Se a classe média foi uma das beneficiadas por décadas de crescimento
económico, agora vê-se sozinha como a grande prejudicada por oito anos de
recessão e de estagnação.
A classe média foi a grande
beneficiada por cinco décadas de crescimento do ocidente. A consolidação da sua
importância política e económica dá-se depois da segunda guerra mundial, em
grande parte graças ao papel que o Estado assume como fiel duma balança que tem
no outro prato os grandes detentores de riqueza.
O mundo entrou no século XX com a
constatação clara das tensões que os desequilíbrios sociais podiam provocar. A
revolução bolchevique e a posterior consolidação da União Soviética terão detonado
sérios alertas nas grandes praças e, passada a instabilidade
geoestratégica das duas guerras, havia que lancetar abcessos sociais. O Estado
foi o grande agente dessa mudança, assumindo um novo acordo social que já não
era apenas de soberania popular, mas também de concertação e justiça social,
assente na redistribuição dos recursos.
A Social-Democracia, enquanto síntese
que procura fundir individualismo com mutualismo, é a grande inovação
ideológica do século XX e é vencedora clara do período que vai de 1945 a 1989.
Seguiu-se a globalização, com a subsequente cada vez mais fácil circulação de
bens e capitais, o que terá dificultado o papel socialmente regulador dos Estados,
tornando-o impossível quando as relações entre os poderes económico e político
atingiram níveis de promiscuidade que já não podiam ser ocultados.
Se a classe média foi uma das
beneficiadas por décadas de crescimento económico, agora vê-se sozinha como
a grande prejudicada por oito anos de recessão e de estagnação. Veja-se o caso de
Portugal: analisadas as opções orçamentais do anterior e do atual governo, não
há sombra de dúvida de que foi e será esta classe a que mais pagou e continuará
a pagar os custos do ajustamento financeiro e das aventuras privadas.
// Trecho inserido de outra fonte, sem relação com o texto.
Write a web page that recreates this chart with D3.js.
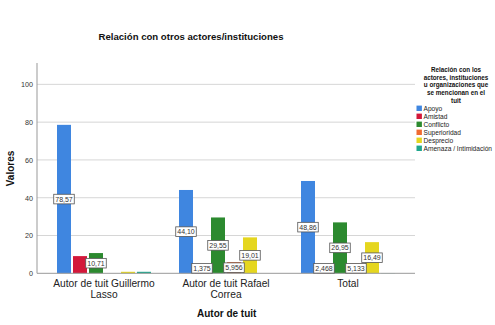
<!DOCTYPE html>
<html><head><meta charset="utf-8">
<script src="https://cdn.jsdelivr.net/npm/d3@7"></script>
<style>body{margin:0;background:#fff;} svg{display:block;font-family:"Liberation Sans",Arial,sans-serif;}</style>
</head><body>
<svg id="c" width="495" height="325"></svg>
<script>
const groups = ["Autor de tuit Guillermo Lasso", "Autor de tuit Rafael Correa", "Total"];
const groupLines = [["Autor de tuit Guillermo", "Lasso"], ["Autor de tuit Rafael", "Correa"], ["Total"]];
const series = ["Apoyo", "Amistad", "Conflicto", "Superioridad", "Desprecio", "Amenaza / Intimidación"];
const colors = ["#3f86e0", "#d3183a", "#2c8a2f", "#f06b32", "#e5d61f", "#1fa68d"];
const apoyo = [78.57, 44.10, 48.86];
const amistad = [9.1, 1.375, 2.468];
const conflicto = [10.71, 29.55, 26.95];
const superioridad = [0, 5.956, 5.133];
const desprecio = [0.8, 19.01, 16.49];
const amenaza = [0.8, 0, 0.1];
const seriesValues = [apoyo, amistad, conflicto, superioridad, desprecio, amenaza];
// which values carry a data label (per series, per group)
const labelled = [[true, true, true], [false, true, true], [true, true, true], [false, true, true], [false, true, true], [false, false, false]];
const yTicks = [0, 20, 40, 60, 80, 100];
const title = "Relación con otros actores/instituciones";
const yTitle = "Valores";
const xTitle = "Autor de tuit";
const legendTitle = ["Relación con los", "actores, instituciones", "u organizaciones que", "se mencionan en el", "tuit"];

const svg = d3.select("#c");
const plot = {left: 37, right: 415, top: 63, bottom: 273.3};
const y = d3.scaleLinear().domain([0, 111.3]).range([plot.bottom, plot.top]);
const x0 = d3.scaleBand().domain(groups).range([43, 409]).padding(0);
const x1 = d3.scaleBand().domain(series).range([0, x0.bandwidth()]).paddingInner(0.125).paddingOuter(0.875);
const color = d3.scaleOrdinal().domain(series).range(colors);

// gridlines
svg.append("g").selectAll("line").data(yTicks.filter(d => d > 0)).join("line")
  .attr("x1", plot.left).attr("x2", plot.right)
  .attr("y1", d => y(d)).attr("y2", d => y(d))
  .attr("stroke", "#d6d6d6").attr("stroke-width", 1);

// y axis
const yAxis = d3.axisLeft(y).tickValues(yTicks).tickSize(0).tickPadding(4).tickFormat(d3.format("d"));
const gy = svg.append("g").attr("transform", `translate(${plot.left},0)`).call(yAxis);
gy.select(".domain").remove();
gy.selectAll("text").attr("font-size", 7.2).attr("fill", "#333").attr("font-family", "Liberation Sans, Arial, sans-serif");
svg.append("line").attr("x1", plot.left).attr("x2", plot.left).attr("y1", plot.top).attr("y2", plot.bottom).attr("stroke", "#999");

// bars
const data = [];
groups.forEach((g, gi) => series.forEach((s, si) => data.push({g, s, v: seriesValues[si][gi], lab: labelled[si][gi]})));
svg.append("g").selectAll("rect").data(data).join("rect")
  .attr("x", d => x0(d.g) + x1(d.s)).attr("width", x1.bandwidth())
  .attr("y", d => y(d.v)).attr("height", d => y(0) - y(d.v))
  .attr("fill", d => color(d.s));

// x axis baseline
svg.append("line").attr("x1", plot.left).attr("x2", plot.right).attr("y1", plot.bottom).attr("y2", plot.bottom).attr("stroke", "#999");

// data labels
const fmt = v => v.toPrecision(4).replace(".", ",");
const lg = svg.append("g");
data.filter(d => d.lab).forEach(d => {
  const cx = x0(d.g) + x1(d.s) + x1.bandwidth() / 2;
  const cy = Math.min(y(d.v / 2), y(0) - 5);
  const t = lg.append("text").attr("x", cx).attr("y", cy).attr("text-anchor", "middle").attr("dominant-baseline", "central")
    .attr("font-size", 7).attr("fill", "#333").text(fmt(d.v));
  const w = t.node().getComputedTextLength() + 3;
  lg.insert("rect", () => t.node()).attr("x", cx - w / 2).attr("y", cy - 4.8).attr("width", w).attr("height", 9.6)
    .attr("fill", "#fff").attr("stroke", "#555").attr("stroke-width", 0.8);
});

// x tick labels
groups.forEach((g, gi) => {
  groupLines[gi].forEach((line, li) => {
    svg.append("text").attr("x", x0(g) + x0.bandwidth() / 2).attr("y", 283 + li * 11.2).attr("dominant-baseline", "central")
      .attr("text-anchor", "middle").attr("font-size", 10.2).attr("fill", "#222").text(line);
  });
});

// titles
svg.append("text").attr("x", 191).attr("y", 36.7).attr("text-anchor", "middle").attr("dominant-baseline", "central")
  .attr("font-size", 9.6).attr("font-weight", "bold").attr("fill", "#111").text(title);
svg.append("text").attr("x", 226.7).attr("y", 313.6).attr("text-anchor", "middle").attr("dominant-baseline", "central")
  .attr("font-size", 10).attr("font-weight", "bold").attr("fill", "#111").text(xTitle);
svg.append("text").attr("transform", "translate(10,168.5) rotate(-90)").attr("text-anchor", "middle").attr("dominant-baseline", "central")
  .attr("font-size", 10).attr("font-weight", "bold").attr("fill", "#111").text(yTitle);

// legend
const leg = svg.append("g");
legendTitle.forEach((l, i) => leg.append("text").attr("x", 456).attr("y", 69.3 + i * 7.8).attr("text-anchor", "middle")
  .attr("dominant-baseline", "central").attr("font-size", 6.3).attr("font-weight", "bold").attr("fill", "#111").text(l));
series.forEach((s, i) => {
  const cy = 108.3 + i * 8;
  leg.append("rect").attr("x", 416.5).attr("y", cy - 2.7).attr("width", 5.4).attr("height", 5.4).attr("fill", color(s));
  leg.append("text").attr("x", 423.5).attr("y", cy).attr("dominant-baseline", "central").attr("font-size", 6.6).attr("fill", "#222").text(s);
});
</script>
</body></html>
As estatísticas são claras: O
último estudo do Credit Suisse revelou que o mundo chegou ao dealbar de 2015
numa situação em que os 1% mais ricos têm tanto como os restantes 99% da
população.
É esta erosão social que explica
o crescimento da esquerda urbana e não proletária, onde se acantonam as camadas
intermédias duma classe que se sente cada vez mais ameaçada. Temos aqui a
génese de partidos como o Syriza na Grécia, o Podemos em Espanha, o Bloco de
Esquerda em Portugal, e também do surpreendente sucesso da candidatura de
Bernie Sanders nos Estados Unidos e, num aparente paradoxo, dos êxitos de Donald
Trump ou Marine Le Pen.
A revolta da classe média, que
além de mais é justa, exige medidas de fundo e com carácter de urgência, sob
pena de estar ameaçado todo um edifício de direitos, que é o grande legado do
cristianismo, que foi modulado pelos iluministas e que consolidou a sua
vertente social após a segunda guerra mundial, graças a ideologias redistributivas
como a social-democracia ou a democracia cristã.
Se queremos continuar a viver
deste legado, não há como ficar calados. Precisamos urgentemente dum Novo Acordo
Social e com repercussão planetária.